「もっと優しい世界だったらな」
そんなことを思いました。
村田沙耶香 『コンビニ人間』を読んでの素直な感想です。
高3生が入試の小論文で問われる可能性があるということで、読む機会があったのです。
主人公は幼いころから「普通」というものが分からない人でした。
公園で鳥が死んでいるのを見て、からあげにすればお父さんが喜ぶ、と考えてしまったり、
ヒステリックになっている女教師を止めるため、スカートとパンツをおろしてしまったり、
犯罪ではないものの、周りから見れば人のことが考えられない「異常」に映ってしまうのです。
そんな彼女がコンビニのバイトで「普通」を見出します。
マニュアルにのっとって働いていれば、それが「普通」になるからです。
そして彼女とは毛色が違うものの、同じく世間の「普通」に疑問を持つ男がやってきて・・・
という物語です。
今年の芥川賞受賞作ですが、現代らしい小説だなという感想を持ちました。
2、30年前であれば評価されていなかった、いえ、理解されなかったかも知れません。
というのも現代の日本ほど、何かの「枠」からはみ出ることに対して不寛容な社会はないと思うからです。
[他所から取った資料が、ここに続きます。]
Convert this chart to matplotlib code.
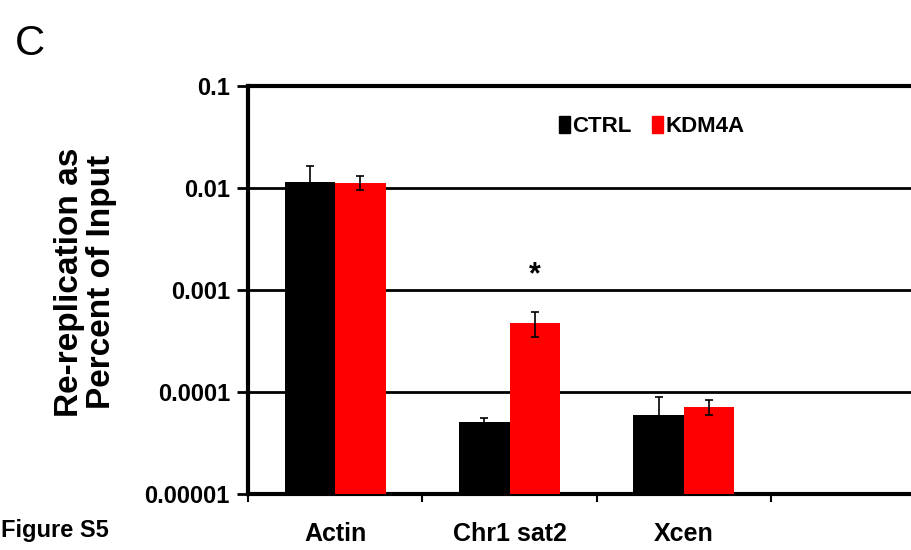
import matplotlib
matplotlib.use("Agg")
import matplotlib.pyplot as plt
import numpy as np
from matplotlib.patches import Patch

categories = ["Actin", "Chr1 sat2", "Xcen"]
ctrl = [0.0115, 5.1e-5, 5.95e-5]
ctrl_err = [0.0049, 0.4e-5, 3.0e-5]
kdm4a = [0.0113, 4.8e-4, 7.2e-5]
kdm4a_err = [0.0018, 1.35e-4, 1.2e-5]
series_names = ["CTRL", "KDM4A"]
yticks = [1e-5, 1e-4, 1e-3, 1e-2, 1e-1]
ytick_labels = ["0.00001", "0.0001", "0.001", "0.01", "0.1"]

FONT = ["Liberation Sans", "DejaVu Sans"]
plt.rcParams['font.family'] = FONT

fig = plt.figure(figsize=(9.12, 5.5), dpi=100)
ax = fig.add_axes([248/912, 56/550, 1 - 248/912 + 0.01, 408/550])

x = np.arange(len(categories))
w = 0.29
ax.bar(x - w/2, ctrl, w, color="black", zorder=3)
ax.bar(x + w/2, kdm4a, w, color="#ff0000", zorder=3)
ax.errorbar(x - w/2, ctrl, yerr=ctrl_err, fmt="none", ecolor="black",
            elinewidth=1.2, capsize=3, capthick=1.2, zorder=4)
ax.errorbar(x + w/2, kdm4a, yerr=kdm4a_err, fmt="none", ecolor="black",
            elinewidth=1.2, capsize=3, capthick=1.2, zorder=4)

ax.set_yscale("log")
ax.set_ylim(1e-5, 1e-1)
ax.set_xlim(-0.5, -0.5 + (912 - 248) / 172)
ax.set_yticks(yticks)
ax.set_yticklabels(ytick_labels)
ax.yaxis.set_minor_locator(matplotlib.ticker.NullLocator())
for yv in yticks[1:-1]:
    ax.axhline(yv, color="black", lw=2, zorder=1)

ax.set_xticks(x)
ax.set_xticklabels(categories)
ax.set_xticks(np.arange(len(categories) + 1) - 0.5, minor=True)
ax.tick_params(axis="x", which="major", length=0, pad=20, labelsize=18)
ax.tick_params(axis="x", which="minor", length=6, width=1.5, direction="out")
ax.tick_params(axis="y", which="major", length=8, width=2, direction="out", labelsize=17, pad=5)
for lab in ax.get_xticklabels() + ax.get_yticklabels():
    lab.set_fontweight("bold")

for s in ["left", "bottom", "top"]:
    ax.spines[s].set_linewidth(3)
ax.spines["right"].set_visible(False)

ax.set_ylabel("Re-replication as\nPercent of Input", fontsize=24, fontweight="bold",
              linespacing=1.05)
ax.yaxis.set_label_coords(-0.195, 0.52)

# significance marker
ax.text(x[1] + w/2, 1.38e-3, "*", ha="center", va="center", fontsize=22, fontweight="bold")

handles = [Patch(color="black"), Patch(color="#ff0000")]
ax.legend(handles, series_names, loc="center left", bbox_to_anchor=(0.462, 0.90), ncol=2,
          frameon=False, handlelength=0.5, handleheight=0.8, handletextpad=0.1,
          columnspacing=0.9, borderpad=0, borderaxespad=0,
          prop={"family": FONT, "weight": "bold", "size": 16})

fig.text(15/912, 1 - 44/550, "C", fontsize=30, va="center", ha="left")
fig.text(1/912, 1 - 531/550, "Figure S5", fontsize=17, fontweight="bold", va="center", ha="left")

fig.savefig("out.png", dpi=100)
テレビや雑誌は連日のように流行を特集し、その流行に乗らなければ奇異の目で見られ、
少しでも人と違う考えを持つだけで、ネット上で糾弾されてしまいます。
みんな違っていいのだと、とある詩人は言いましたが、
悲しいことに、この金言も今は力をもっていないようです。
周囲から「普通ではない」と責められ、
生きづらさを感じている人は少なくないと思います。
真偽はともかく
「○○はこうあるべき」
そういった考えに必要以上に苦しめられている人も。
もしそんな人が身近にいれば、私は否定も肯定もせず、
ただ、優しくありたい、そう思いました。
・・・あ、ブログでこういうことを書くのも普通じゃないのか。